The standard bet delay is three to four seconds, but Simplebet has been working with its partners to shrink the gap. Betr, which uses Simplebet technology to provide business-to-consumer microbetting in Ohio and, soon, Massachusetts, has eliminated its bet delays entirely. DraftKings has reduced its microbetting delay to about a second, while Caesars Sportsbook, a relatively new adoptee of microbetting, hopes to reduce its bet delay to one or two seconds at some point during this baseball season, as does bet365, Keur said.
Simplebet thinks its five-year head start on some of its competitors will be crucial as each second becomes more meaningful in microbetting on baseball, the leading sport for such products.
“When you sit and think about it, I mean, 15 seconds to get a bet in is pretty fast,” Keur said. “It really requires this level of perfection and detail at every moment of what we call the market life cycle. Between creation, suspension, and then settlement, which is happening every 15 seconds across 2,500 baseball games across the entire course of the season, there’s a lot to get done in a short amount of time.”

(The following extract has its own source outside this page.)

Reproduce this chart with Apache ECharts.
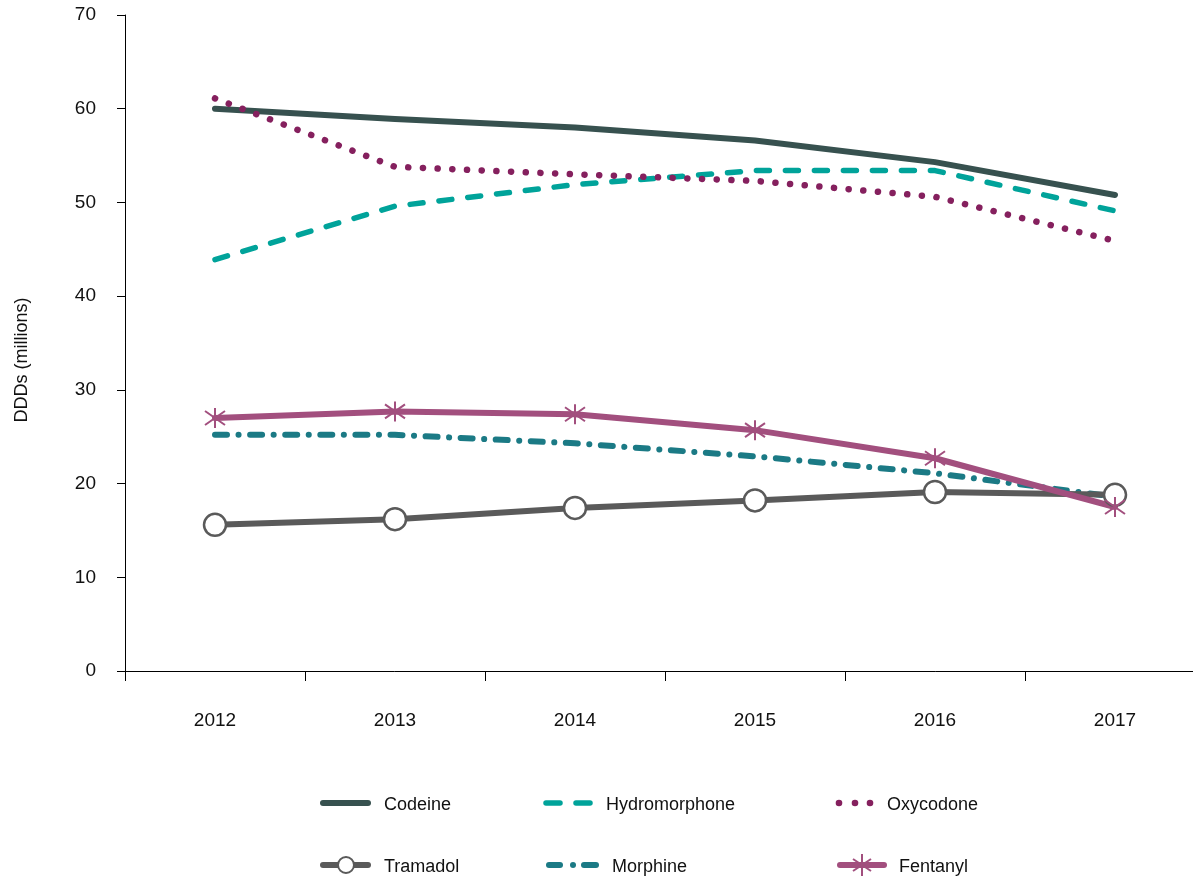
<!DOCTYPE html>
<html><head><meta charset="utf-8">
<script src="https://cdn.jsdelivr.net/npm/echarts@6/dist/echarts.min.js"></script>
<style>html,body{margin:0;padding:0;background:#fff;overflow:hidden}#c{width:1205px;height:879px}</style>
</head><body><div id="c"></div>
<script>
const years = ['2012','2013','2014','2015','2016','2017'];
const codeine = [60.0, 58.9, 58.0, 56.6, 54.3, 50.8];
const hydromorphone = [43.9, 49.6, 51.9, 53.4, 53.4, 49.1];
const oxycodone = [61.1, 53.8, 53.0, 52.3, 50.6, 45.9];
const tramadol = [15.6, 16.2, 17.4, 18.2, 19.1, 18.8];
const morphine = [25.2, 25.2, 24.3, 22.9, 21.1, 18.6];
const fentanyl = [27.0, 27.7, 27.4, 25.7, 22.7, 17.5];
const yTicks = [0, 10, 20, 30, 40, 50, 60, 70];

const FONT = '"Liberation Sans Narrow","Arial Narrow","Liberation Sans",Arial,sans-serif';
const star = 'path://M10,0L10,20M0,3L20,17M0,17L20,3';
const C = {Codeine:'#37514f', Hydromorphone:'#00a39a', Oxycodone:'#85205e',
           Tramadol:'#5a5a5a', Morphine:'#1b7a85', Fentanyl:'#a24f7e'};

const series = [
  {name:'Codeine', data:codeine, width:6, type:'solid'},
  {name:'Hydromorphone', data:hydromorphone, width:5.5, type:[13,16]},
  {name:'Oxycodone', data:oxycodone, width:6.5, type:[0.1,14.6]},
  {name:'Tramadol', data:tramadol, width:6, type:'solid', symbol:'circle', size:22},
  {name:'Morphine', data:morphine, width:6, type:[12,11.5,0.1,11.5]},
  {name:'Fentanyl', data:fentanyl, width:6, type:'solid', symbol:star, size:20}
].map(s => ({
  name: s.name, type:'line', data:s.data,
  symbol: s.symbol || 'none', symbolSize: s.size || 0,
  showSymbol: !!s.symbol,
  lineStyle: {color:C[s.name], width:s.width, type:s.type, cap:'round', join:'round'},
  itemStyle: s.symbol === 'circle' ? {color:'#fff', borderColor:C[s.name], borderWidth:2.5}
            : s.symbol ? {color:C[s.name], borderColor:C[s.name], borderWidth:2} : {color:C[s.name]},
  z: s.symbol ? 3 : 2,
  animation:false
}));

// legend text positions (x of text start, y of text centre)
const legendPos = [
  ['Codeine', 383, 803], ['Hydromorphone', 605, 803], ['Oxycodone', 886, 803],
  ['Tramadol', 383, 865], ['Morphine', 611, 865], ['Fentanyl', 898, 865]
];
const legends = legendPos.map(([n,x,y]) => ({
  data:[n], left:x - 57, top:y - 7, itemWidth:52, itemHeight:14, itemGap:0, padding:0,
  itemStyle:{opacity:0}, lineStyle:{opacity:0}, selectedMode:false,
  textStyle:{fontFamily:FONT, fontSize:18, color:'#111'}
}));

// legend icons drawn as graphics
const seg = (x1,y1,x2,y2,color,w,cap) => ({type:'line', shape:{x1,y1,x2,y2},
  style:{stroke:color, lineWidth:w, lineCap:cap || 'round'}, silent:true});
const ln = (x1,x2,y,color,w) => seg(x1,y,x2,y,color,w);
const dot = (x,y,r,color) => ({type:'circle', shape:{cx:x,cy:y,r}, style:{fill:color}, silent:true});
const icons = [
  ln(323,368,803,C.Codeine,6),
  ln(546,560,803,C.Hydromorphone,5.5), ln(576,590,803,C.Hydromorphone,5.5),
  dot(839,803,3.3,C.Oxycodone), dot(855,803,3.3,C.Oxycodone), dot(870,803,3.3,C.Oxycodone),
  ln(323,368,865,C.Tramadol,6),
  {type:'circle', shape:{cx:346,cy:865,r:8}, style:{fill:'#fff', stroke:C.Tramadol, lineWidth:2}, silent:true},
  ln(549,560,865,C.Morphine,6), dot(573,865,3,C.Morphine), ln(584,596,865,C.Morphine,6),
  ln(840,884,865,C.Fentanyl,6),
  seg(862,854,862,876,C.Fentanyl,2,'butt'),
  seg(853,859,871,871,C.Fentanyl,2,'butt'),
  seg(853,871,871,859,C.Fentanyl,2,'butt'),
  {type:'text', x:22, y:360, rotation:Math.PI/2,
   style:{text:'DDDs (millions)', font:'18px ' + FONT, fill:'#111', align:'center', verticalAlign:'middle'}}
];

const chart = echarts.init(document.getElementById('c'));
chart.setOption({
  backgroundColor:'#fff',
  animation:false,
  grid:{left:125, top:15, bottom:208, right:0, containLabel:false},
  legend: legends,
  graphic: icons,
  xAxis:{type:'category', data:years, boundaryGap:true,
    axisLine:{lineStyle:{color:'#000', width:1}},
    axisTick:{show:true, length:10, lineStyle:{color:'#000'}},
    axisLabel:{margin:40, fontFamily:FONT, fontSize:19, color:'#111'}},
  yAxis:{type:'value', min:0, max:70, interval:10,
    splitLine:{show:false},
    axisLine:{show:true, lineStyle:{color:'#000', width:1}},
    axisTick:{show:true, length:8, lineStyle:{color:'#000'}},
    axisLabel:{margin:29, fontFamily:FONT, fontSize:19, color:'#111',
      formatter: v => yTicks.includes(v) ? String(v) : ''}},
  series: series
});
</script></body></html>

Consider any actual matchup you might see in a game and it’s easy to see why setting odds that quickly is a job for a computer that can learn on the fly. Let’s say Dodgers pitcher Julio Urías is facing Phillies shortstop Trea Turner with nobody on base and nobody out in the fourth inning of a scoreless game and a three-ball, no-strike count. To set odds for the next pitch, the computer must not only take into account Urías’ and Turner’s tendencies in a 3-0 count, but also their tendencies against each other and league-wide trends that offer more robust sample sizes.
“Trea Turner might only see 50 3-and-0 counts all year. If he swung at five of those, that might skew the results versus looking at the rest of the league, which might only swing 3-and-0 about 3 percent of the time,” Keur said. “It all gets weighted into it and the computer spits out a price in under a second.”
Good luck to a human bookmaker trying to replicate that level of productivity. As usual, it’s the computers setting the pace and the rest of us trying to catch up.